The Death of Per-Seat Pricing: Why Subscriptions Are About to Become Obsolete
Per-seat pricing is dying. Not slowly. Not eventually. Right now.
And most SaaS companies haven't noticed yet.
For decades, we've accepted subscription models as the natural order of software pricing. Monthly seats. Annual contracts. Tiered plans. Enterprise agreements with volume commits. It all seemed inevitable—the only rational way to price and consume software.
It wasn't inevitable. It was a compromise.
Per-seat pricing exists because of two fundamental bottlenecks. Both are dissolving before our eyes, and when they're gone, the entire subscription economy will need to reinvent itself.
Bottleneck #1: Payment Rails Can't Profitably Process Penny Transactions
Let's talk about the economics of a one-cent purchase.
Traditional payment infrastructure is expensive. Every credit card transaction carries interchange fees, fraud detection costs, settlement windows, and processing overhead. Add it all up and you're looking at 20-30 cents of fixed cost per transaction—regardless of the purchase amount.
This means a one-cent transaction is economically insane. You lose money. Lots of money. Even a ten-cent transaction barely makes sense. The payment rails themselves force minimum transaction sizes that push businesses toward bundling and subscriptions.
So we bundle. We charge $50 a month instead of pennies per use. We create pricing tiers.
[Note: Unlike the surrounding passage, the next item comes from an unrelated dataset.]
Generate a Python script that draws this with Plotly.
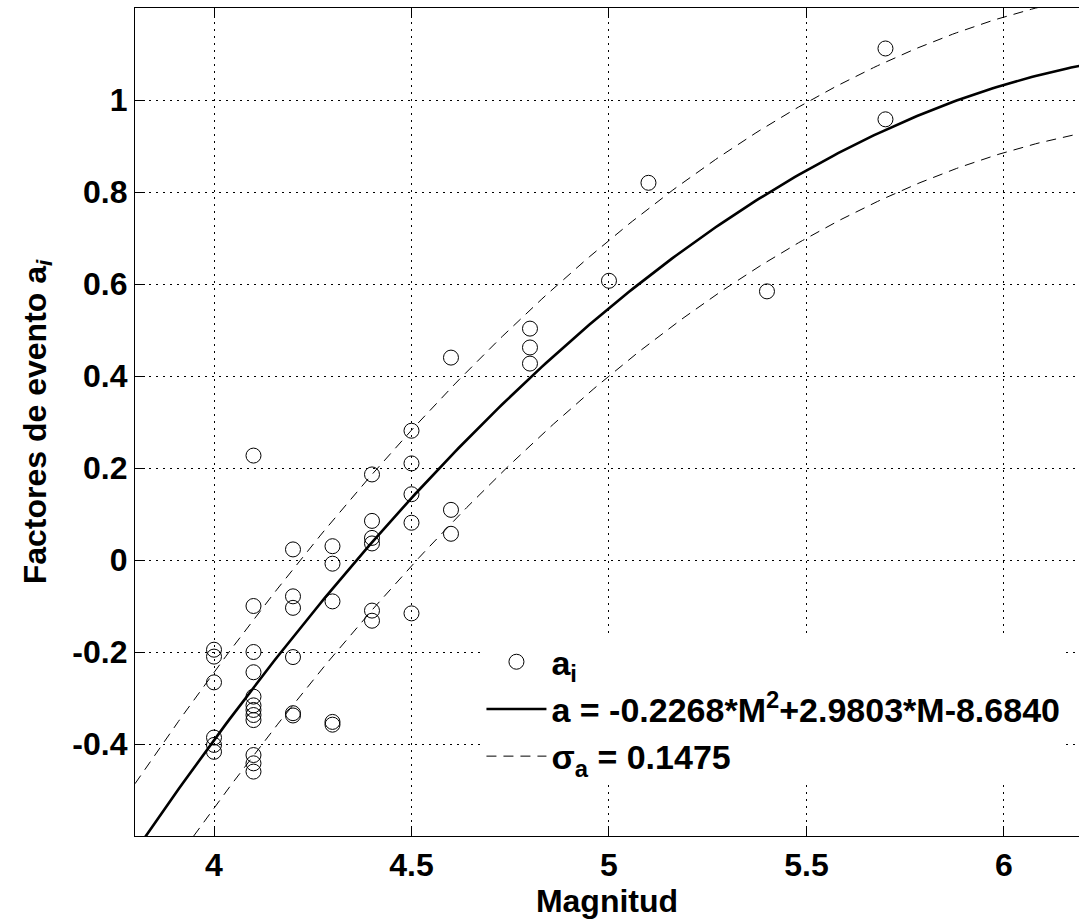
import plotly.graph_objects as go

# ---- data ----
magnitudes = ([4.0] * 6 + [4.1] * 12 + [4.2] * 6 + [4.3] * 5 + [4.4] * 6 +
              [4.5] * 5 + [4.6] * 3 + [4.8] * 3 + [5.0, 5.1, 5.4, 5.7, 5.7])
event_factors = [
    -0.195, -0.21, -0.266, -0.386, -0.402, -0.417,
    0.227, -0.1, -0.2, -0.244, -0.297, -0.316, -0.326, -0.337, -0.348, -0.424, -0.442, -0.46,
    0.023, -0.079, -0.104, -0.211, -0.333, -0.338,
    0.03, -0.008, -0.09, -0.352, -0.358,
    0.186, 0.085, 0.048, 0.036, -0.11, -0.132,
    0.281, 0.21, 0.143, 0.081, -0.116,
    0.44, 0.109, 0.057,
    0.503, 0.462, 0.427,
    0.607, 0.82, 0.584, 1.112, 0.958,
]

# fit stated in the legend: a = c2*M^2 + c1*M + c0, sigma_a
fit_c2, fit_c1, fit_c0 = -0.2268, 2.9803, -8.6840
sigma_a = 0.1475
fit_m = [3.8 + 0.01 * i for i in range(241)]

x_ticks = [4, 4.5, 5, 5.5, 6]
x_tick_text = ["4", "4.5", "5", "5.5", "6"]
y_ticks = [-0.4, -0.2, 0, 0.2, 0.4, 0.6, 0.8, 1]
y_tick_text = ["-0.4", "-0.2", "0", "0.2", "0.4", "0.6", "0.8", "1"]

fit_a = [fit_c2 * m * m + fit_c1 * m + fit_c0 for m in fit_m]
upper = [v + sigma_a for v in fit_a]
lower = [v - sigma_a for v in fit_a]

FONT = "Liberation Sans, Arial, sans-serif"

fig = go.Figure()
fig.add_trace(go.Scatter(
    x=magnitudes, y=event_factors, mode="markers", name="a<sub>i</sub>",
    marker=dict(symbol="circle-open", size=15, color="black", line=dict(width=1, color="black")),
))
fig.add_trace(go.Scatter(
    x=fit_m, y=fit_a, mode="lines",
    name="a = -0.2268*M<sup>2</sup>+2.9803*M-8.6840",
    line=dict(color="black", width=2.6),
))
fig.add_trace(go.Scatter(
    x=fit_m, y=upper, mode="lines", name="σ<sub>a</sub> = 0.1475",
    line=dict(color="black", width=1, dash="10px,7px"),
))
fig.add_trace(go.Scatter(
    x=fit_m, y=lower, mode="lines", showlegend=False,
    line=dict(color="black", width=1, dash="10px,7px"),
))

axis_common = dict(
    showline=True, linecolor="black", linewidth=1.3,
    ticks="inside", ticklen=10, tickwidth=1, tickcolor="black",
    showgrid=True, gridcolor="black", gridwidth=1, griddash="2px,5px",
    zeroline=False,
    tickfont=dict(family=FONT, size=32, color="black", weight=700),
)

fig.update_xaxes(
    range=[3.8, 6.19], tickvals=x_ticks, ticktext=x_tick_text, mirror="ticks",
    title=dict(text="Magnitud", font=dict(family=FONT, size=32, color="black", weight=700), standoff=4),
    **axis_common,
)
fig.update_yaxes(
    range=[-0.6, 1.2], tickvals=y_ticks, ticktext=y_tick_text, mirror=False,
    title=dict(text="Factores de evento a<sub><i>i</i></sub>",
               font=dict(family=FONT, size=32, color="black", weight=700), standoff=16),
    **axis_common,
)

fig.update_layout(
    width=1079, height=920,
    margin=dict(l=135, r=0, t=8, b=84),
    paper_bgcolor="white", plot_bgcolor="white",
    showlegend=True,
    legend=dict(
        x=0.367, y=0.245, xanchor="left", yanchor="top",
        bgcolor="white", borderwidth=0,
        font=dict(family=FONT, size=34, color="black", weight=700),
        itemwidth=60, tracegroupgap=0,
    ),
)

fig.write_html("out.html")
We force customers into annual commitments. Not because it's the best model for customers—but because the payment infrastructure gives us no choice.
Enter stablecoins and programmable money.
This isn't about crypto speculation or Bitcoin maximalism. This is about fundamental infrastructure upgrade. Stablecoins enable near-zero transaction costs with instant settlement. No intermediaries. No settlement windows. No 30-cent overhead eating your margins.
Suddenly, a thousand penny transactions per second becomes not just possible but profitable. You can charge exactly what something costs. Pay for exactly what you use. The economic barrier that forced bundling into existence simply disappears.
Bottleneck #2: Humans Can't Manage 500 Vendor Relationships
But cheap payment rails alone don't kill subscriptions. Because there's a second bottleneck: human cognitive capacity.
Imagine a world where every software tool charged you per use. Every API call priced individually. Every feature metered and billed in real-time. Sounds efficient, right? Pay only for what you use?
Now answer this: who's managing those decisions?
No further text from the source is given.